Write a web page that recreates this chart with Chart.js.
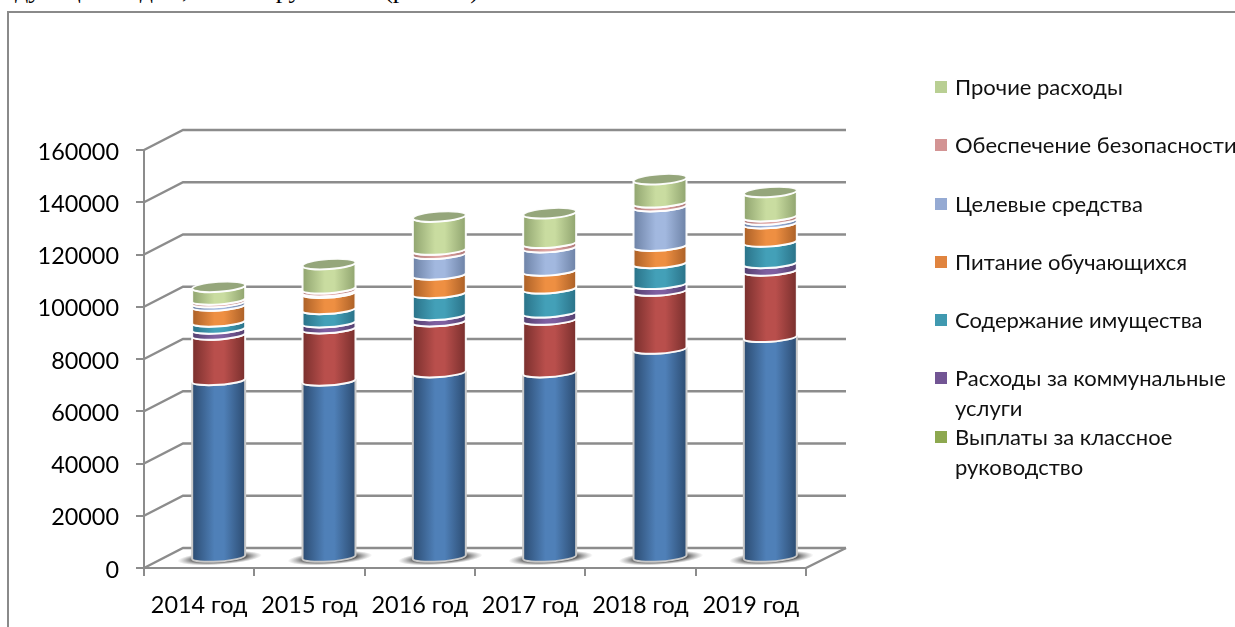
<!DOCTYPE html>
<html>
<head>
<meta charset="utf-8">
<script src="https://cdn.jsdelivr.net/npm/chart.js@4"></script>
<style>
html, body { margin: 0; padding: 0; width: 1235px; height: 627px; overflow: hidden; background: #fff; }
#cut { position: absolute; left: 15px; top: -25px; font: 26px "Liberation Serif", serif; color: #000; white-space: pre; }
#frame { position: absolute; left: 7px; top: 11px; width: 1240px; height: 640px; border-left: 2px solid #8a8a8a; border-top: 2px solid #8a8a8a; }
#wrap { position: absolute; left: 0; top: 0; width: 1235px; height: 627px; }
#legend { position: absolute; left: 935px; top: 72px; font: 22px Lato, "Noto Sans", sans-serif; color: #111; }
#legend div { position: relative; padding-left: 20px; line-height: 30px; margin-bottom: 28.3px; white-space: pre; }
#legend div.two { margin-bottom: -1.7px; }
#legend i { position: absolute; left: 0; top: 9px; width: 12px; height: 12px; }
</style>
</head>
<body>
<div id="cut">дующим годом, после группами  (рис. 15)</div>
<div id="frame"></div>
<div id="wrap"><canvas id="grafico" width="1235" height="627"></canvas></div>
<div id="legend"></div>
<script>
const anos = ['2014 год', '2015 год', '2016 год', '2017 год', '2018 год', '2019 год'];

// values, bottom of the stack first
const zarplata = [68000, 67800, 71000, 71000, 80000, 84500];
const vyplaty2 = [17400, 20000, 19500, 20100, 22200, 25400];
const klassnoe = [0, 0, 0, 0, 0, 0];
const kommunal = [2300, 2300, 2400, 2800, 2600, 2900];
const imushch = [2700, 5100, 8400, 9200, 8000, 8200];
const pitanie = [6100, 6200, 7100, 6800, 6600, 7000];
const celevye = [1300, 600, 7900, 8900, 15100, 1400];
const bezopas = [1000, 1100, 1600, 1700, 1500, 1300];
const prochie = [5000, 9400, 12800, 11500, 9000, 9400];

const yTicks = [0, 20000, 40000, 60000, 80000, 100000, 120000, 140000, 160000];

// the blue and red series have no legend entry in the picture
const nomes = ['', '', 'Выплаты за классное\nруководство', 'Расходы за коммунальные\nуслуги',
    'Содержание имущества', 'Питание обучающихся', 'Целевые средства', 'Обеспечение безопасности', 'Прочие расходы'];
const series = [zarplata, vyplaty2, klassnoe, kommunal, imushch, pitanie, celevye, bezopas, prochie];

// [edge, centre] of the cylinder shading, then legend swatch
const sombra = ['#2c4c72', '#792f2d', '#66803a', '#54406f', '#2a7288', '#ab6027', '#6d82a6', '#b07a79', '#90a46f'];
const centro = ['#4f80b8', '#b94f4c', '#9bbb59', '#7e5fa0', '#43a0b8', '#ee8f42', '#a2b8df', '#dea4a2', '#c9dca0'];
const amostra = ['#4f81bd', '#c0504d', '#8da84f', '#725594', '#4099b0', '#e0843f', '#95aad3', '#d39494', '#b9cf93'];

const depthX = 39, depthY = 20; // back wall offset of the fake 3d box
const tilt = -4 * Math.PI / 180;
const eixo = '#8c8c8c';

function linha(ctx, pts) {
    ctx.beginPath();
    pts.forEach((p, i) => i ? ctx.lineTo(p[0], p[1]) : ctx.moveTo(p[0], p[1]));
    ctx.stroke();
}

const caixa3d = {
    id: 'caixa3d',
    // box behind the bars
    beforeDatasetsDraw(chart) {
        const ctx = chart.ctx, a = chart.chartArea, y = chart.scales.y;
        ctx.save();
        ctx.lineWidth = 2.4;
        ctx.strokeStyle = eixo;
        yTicks.forEach((t) => {
            const py = y.getPixelForValue(t);
            linha(ctx, [[a.left, py], [a.left + depthX, py - depthY], [a.right + depthX + 1, py - depthY]]);
        });
        linha(ctx, [[a.right, a.bottom], [a.right + depthX + 1, a.bottom - depthY]]);
        ctx.restore();
    },
    // native rectangles are replaced in afterDatasetsDraw
    beforeDatasetDraw() {
        return false;
    },
    afterDatasetsDraw(chart) {
        const ctx = chart.ctx;
        ctx.save();
        ctx.translate(depthX / 2, -depthY / 2);

        chart.getDatasetMeta(0).data.forEach((bar) => {
            ctx.save();
            ctx.translate(bar.x + 1, bar.base + 1);
            ctx.rotate(tilt);
            ctx.scale(1, 0.16);
            const r = bar.width * 0.8;
            const g = ctx.createRadialGradient(0, 0, r * 0.62, 0, 0, r);
            g.addColorStop(0, 'rgba(75,75,75,0.9)');
            g.addColorStop(1, 'rgba(130,130,130,0)');
            ctx.fillStyle = g;
            ctx.beginPath();
            ctx.arc(0, 0, r, 0, Math.PI * 2);
            ctx.fill();
            ctx.restore();
        });

        series.forEach((s, i) => {
            chart.getDatasetMeta(i).data.forEach((bar, j) => {
                if (s[j] === 0) return;
                const half = bar.width / 2;
                const a = half / Math.cos(tilt), b = 4.5;
                const g = ctx.createLinearGradient(bar.x - half, 0, bar.x + half, 0);
                g.addColorStop(0, sombra[i]);
                g.addColorStop(0.42, centro[i]);
                g.addColorStop(0.6, centro[i]);
                g.addColorStop(1, sombra[i]);
                ctx.beginPath();
                ctx.ellipse(bar.x, bar.y, a, b, tilt, Math.PI, 0, true);
                ctx.ellipse(bar.x, bar.base, a, b, tilt, 0, Math.PI, false);
                ctx.closePath();
                ctx.fillStyle = g;
                ctx.fill();
                ctx.lineWidth = 2;
                ctx.strokeStyle = i === 0 ? '#c9c9c9' : 'rgba(255,255,255,0.95)';
                ctx.stroke();
            });
        });

        // top lid
        chart.getDatasetMeta(series.length - 1).data.forEach((bar) => {
            const half = bar.width / 2;
            ctx.beginPath();
            ctx.ellipse(bar.x, bar.y, half / Math.cos(tilt), 5, tilt, 0, Math.PI * 2);
            ctx.fillStyle = '#95a67b';
            ctx.fill();
            ctx.lineWidth = 2;
            ctx.strokeStyle = 'rgba(255,255,255,0.95)';
            ctx.stroke();
        });
        ctx.restore();
    }
};

const legend = document.getElementById('legend');
for (let i = series.length - 1; i >= 0; i--) {
    if (!nomes[i]) continue;
    const item = document.createElement('div');
    item.textContent = nomes[i];
    if (nomes[i].includes('\n')) item.className = 'two';
    const box = document.createElement('i');
    box.style.background = amostra[i];
    item.appendChild(box);
    legend.appendChild(item);
}

const ctx = document.getElementById('grafico');
const fonte = { family: 'Lato, "Noto Sans", sans-serif', size: 23.4 };

new Chart(ctx, {
    type: 'bar',
    data: {
        labels: anos,
        datasets: series.map((s, i) => ({
            label: nomes[i],
            data: s,
            backgroundColor: amostra[i],
            barPercentage: 0.96,
            categoryPercentage: 0.5
        }))
    },
    options: {
        responsive: false,
        animation: false,
        layout: { padding: { left: 0, top: 150, right: 429, bottom: 0 } },
        plugins: { legend: { display: false }, tooltip: { enabled: false } },
        scales: {
            x: {
                stacked: true,
                afterFit(scale) { scale.height = 59; },
                border: { color: eixo, width: 2 },
                grid: { drawOnChartArea: false, tickLength: 8, color: eixo, lineWidth: 2 },
                ticks: { color: '#000', font: fonte, padding: 15, maxRotation: 0, autoSkip: false }
            },
            y: {
                stacked: true,
                min: 0,
                max: 160000,
                afterFit(scale) { scale.width = 144; },
                afterBuildTicks(scale) { scale.ticks = yTicks.map((v) => ({ value: v })); },
                border: { color: eixo, width: 2 },
                grid: { drawOnChartArea: false, tickLength: 8, color: eixo, lineWidth: 2 },
                ticks: { color: '#000', font: fonte, padding: 17, labelOffset: 2, callback: (v) => String(v) }
            }
        }
    },
    plugins: [caixa3d]
});
</script>
</body>
</html>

GIVEN REQUEST: Return only the lines running from the top of the data to the line that holds "const prochie = [5000, 9400, 12800, 11500, 9000, 9400];". Include both of those lines, but skip the pictures.

ANSWER TO THE TASK:
Write a web page that recreates this chart with Chart.js.
<!DOCTYPE html>
<html>
<head>
<meta charset="utf-8">
<script src="https://cdn.jsdelivr.net/npm/chart.js@4"></script>
<style>
html, body { margin: 0; padding: 0; width: 1235px; height: 627px; overflow: hidden; background: #fff; }
#cut { position: absolute; left: 15px; top: -25px; font: 26px "Liberation Serif", serif; color: #000; white-space: pre; }
#frame { position: absolute; left: 7px; top: 11px; width: 1240px; height: 640px; border-left: 2px solid #8a8a8a; border-top: 2px solid #8a8a8a; }
#wrap { position: absolute; left: 0; top: 0; width: 1235px; height: 627px; }
#legend { position: absolute; left: 935px; top: 72px; font: 22px Lato, "Noto Sans", sans-serif; color: #111; }
#legend div { position: relative; padding-left: 20px; line-height: 30px; margin-bottom: 28.3px; white-space: pre; }
#legend div.two { margin-bottom: -1.7px; }
#legend i { position: absolute; left: 0; top: 9px; width: 12px; height: 12px; }
</style>
</head>
<body>
<div id="cut">дующим годом, после группами  (рис. 15)</div>
<div id="frame"></div>
<div id="wrap"><canvas id="grafico" width="1235" height="627"></canvas></div>
<div id="legend"></div>
<script>
const anos = ['2014 год', '2015 год', '2016 год', '2017 год', '2018 год', '2019 год'];

// values, bottom of the stack first
const zarplata = [68000, 67800, 71000, 71000, 80000, 84500];
const vyplaty2 = [17400, 20000, 19500, 20100, 22200, 25400];
const klassnoe = [0, 0, 0, 0, 0, 0];
const kommunal = [2300, 2300, 2400, 2800, 2600, 2900];
const imushch = [2700, 5100, 8400, 9200, 8000, 8200];
const pitanie = [6100, 6200, 7100, 6800, 6600, 7000];
const celevye = [1300, 600, 7900, 8900, 15100, 1400];
const bezopas = [1000, 1100, 1600, 1700, 1500, 1300];
const prochie = [5000, 9400, 12800, 11500, 9000, 9400];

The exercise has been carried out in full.